A Lack of Mass-Gap Compact Object Binaries in APOGEE

TL;DR

This study searches the APOGEE dataset for binary systems with potential compact object companions, finding none that likely host mass-gap neutron stars or black holes, thus highlighting the scarcity of such systems.

Contribution

The paper introduces a method to estimate companion masses in large stellar datasets and applies it to identify potential mass-gap compact objects, finding none.

Findings

No strong candidates for mass-gap NS or BH companions found.

Large binary sample identified with estimated companion masses.

Method demonstrates how to infer unseen companion masses from radial velocity data.

Abstract

Depending principally on mass, the compact object remnant left behind after a star's life may be a white dwarf (WD), neutron star (NS), or black hole (BH).
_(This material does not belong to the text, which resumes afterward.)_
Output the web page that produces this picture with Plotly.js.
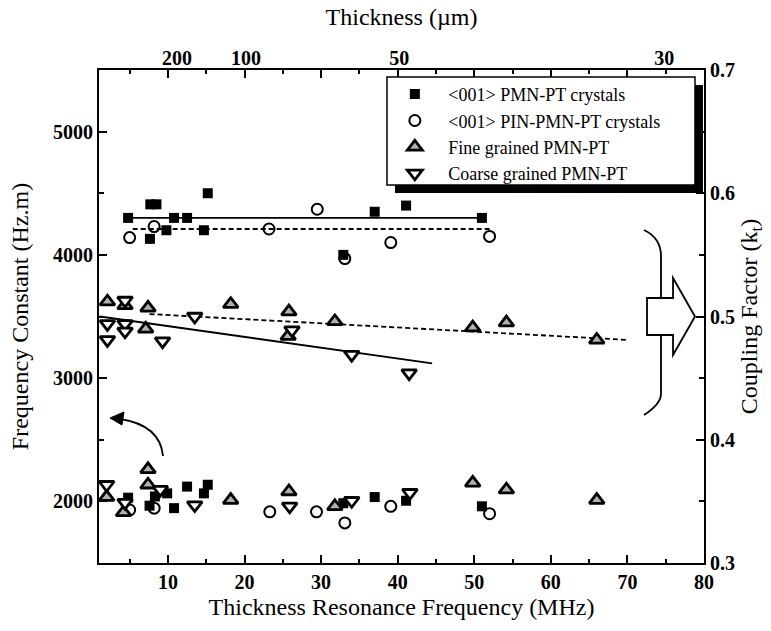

While we have large samples of each of these remnants, we lack knowledge of the exact conditions separating these outcomes. The boundary between low-mass BHs and massive NSs is particularly poorly understood, as few objects between 2-5 $M_\odot$ are known. To probe this regime, we search the APOGEE DR17 dataset of 657,000 unique stars for binary systems with one stellar component that exhibit large radial velocity shifts over multiple observations. We identify 4751 likely binary systems, and estimate a minimum mass for each system's "invisible companion" under the assumption of tidal synchronization. Two systems have companion masses $\gtrsim$ 2 $M_\odot$, although we conclude that neither are good candidates for possessing a mass-gap NS or BH companions.